-- Dataset excerpt start --

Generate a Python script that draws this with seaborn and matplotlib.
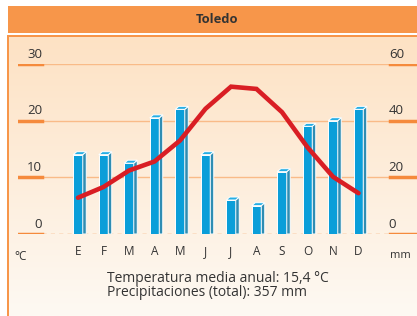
import numpy as np
import matplotlib
matplotlib.use("Agg")
import matplotlib.pyplot as plt
from matplotlib.patches import Polygon, Rectangle
import seaborn as sns

months = ["E", "F", "M", "A", "M", "J", "J", "A", "S", "O", "N", "D"]
temp_c = [6.4, 8.3, 11.2, 12.8, 16.5, 22.1, 26.0, 25.6, 21.5, 15.3, 10.1, 7.2]
precip_mm = [28, 28, 25, 41, 44, 28, 12, 10, 22, 38, 40, 44]
temp_ticks = [0, 10, 20, 30]
precip_ticks = [0, 20, 40, 60]
title = "Toledo"
summary = ["Temperatura media anual: 15,4 °C", "Precipitaciones (total): 357 mm"]

# ---- style ----
W, H = 417, 316
orange = "#f7964a"
orange_dark = "#f58a3c"
orange_light = "#f9bb88"
blue = "#0a9ed9"
blue_side = "#2f8db3"
blue_top = "#25aee4"
red = "#d91e24"
txt = "#333333"
plt.rcParams["font.family"] = ["Open Sans", "DejaVu Sans"]

fig = plt.figure(figsize=(W / 100, H / 100), dpi=100)

# background / frame in pixel coords
bg = fig.add_axes([0, 0, 1, 1])
bg.set_xlim(0, W)
bg.set_ylim(H, 0)
bg.axis("off")
grad = np.linspace(0, 1, 256).reshape(-1, 1)
cmap = matplotlib.colors.LinearSegmentedColormap.from_list("p", ["#fde2c4", "#fef9f3"])
bg.imshow(grad, cmap=cmap, extent=[8, W, H, 37], aspect="auto", zorder=0)
bg.add_patch(Rectangle((8, 6), W - 8, 27, color=orange, lw=0, zorder=1))
bg.add_patch(Rectangle((8, 35), W - 8, 2, color=orange, lw=0, zorder=1))
bg.add_patch(Rectangle((7, 35), 2.5, H - 35, color=orange, lw=0, zorder=1))
bg.text(217, 19.5, title, ha="center", va="center", fontsize=9.3,
        fontweight="bold", color=txt)
bg.text(21, 256, "°C", ha="center", va="center", fontsize=8.5, color=txt)
bg.text(400, 256, "mm", ha="center", va="center", fontsize=8, color=txt)
bg.text(107, 278, summary[0], ha="left", va="center", fontsize=10, color=txt)
bg.text(107, 293, summary[1], ha="left", va="center", fontsize=10, color=txt)

# data axes: x 18..417 px, y 0-line at 234 px, 30 at 64 px
left, right = 18, W
ax = fig.add_axes([left / W, (H - 234) / H, (right - left) / W, 170 / H])
ax2 = ax.twinx()

idx = np.arange(len(months))
bw = 9.5 / 25.5
sns.barplot(x=idx, y=precip_mm, ax=ax2, width=bw, color=blue, saturation=1,
            edgecolor="white", linewidth=0.7, zorder=3)
dx = 3.5 / 25.5
dy = 3 / 2.85
for p in ax2.patches:
    x0, w, h = p.get_x(), p.get_width(), p.get_height()
    x1 = x0 + w
    ax2.add_patch(Polygon([(x1, 0), (x1 + dx, 0), (x1 + dx, h + dy), (x1, h)],
                          closed=True, fc=blue_side, ec="white", lw=0.7, zorder=3))
    ax2.add_patch(Polygon([(x0, h), (x1, h), (x1 + dx, h + dy), (x0 + dx, h + dy)],
                          closed=True, fc=blue_top, ec="white", lw=0.7, zorder=3))

# grid lines behind bars
fl = (42 - left) / (right - left)
fr = (390 - left) / (right - left)
for v in precip_ticks:
    if v == 0:
        ax2.axhline(v, xmin=fl, xmax=fr, color=orange, lw=1, ls=(0, (3, 3)), zorder=1)
    else:
        ax2.axhline(v, color=orange_light, lw=1, zorder=1)
    ax2.axhline(v, xmin=0, xmax=fl, color=orange_dark, lw=2.5, zorder=1)
    ax2.axhline(v, xmin=fr, xmax=1, color=orange_dark, lw=2.5, zorder=1)
    ax2.text(fr - 0.003, v + 1.2, str(v), transform=ax2.get_yaxis_transform(),
             ha="left", va="bottom", fontsize=9.5, color=txt)
for v in temp_ticks:
    ax.text(fl, v + 0.6, str(v), transform=ax.get_yaxis_transform(),
            ha="right", va="bottom", fontsize=9.5, color=txt)

sns.lineplot(x=idx, y=temp_c, ax=ax, color=red, lw=3.3, zorder=5,
             solid_capstyle="round", solid_joinstyle="miter")

xl = (-(78 - left) / 25.5, (right - 78) / 25.5)
for a, lim in ((ax, (0, 30)), (ax2, (0, 60))):
    a.set_xlim(*xl)
    a.set_ylim(*lim)
    for s in a.spines.values():
        s.set_visible(False)
    a.set_yticks([])
    a.set_ylabel("")
ax.set_zorder(ax2.get_zorder() + 1)
ax.patch.set_visible(False)
ax.set_xticks(idx, months)
ax.tick_params(axis="x", length=0, pad=8, labelsize=8.5, labelcolor=txt)
ax2.tick_params(axis="x", length=0)

fig.savefig("out.png", dpi=100)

-- Dataset excerpt end --

Reproduce only the lines from the beginning of the data through the line that contains "import seaborn as sns", both included, and please drop the pictures.

Generate a Python script that draws this with seaborn and matplotlib.
import numpy as np
import matplotlib
matplotlib.use("Agg")
import matplotlib.pyplot as plt
from matplotlib.patches import Polygon, Rectangle
import seaborn as sns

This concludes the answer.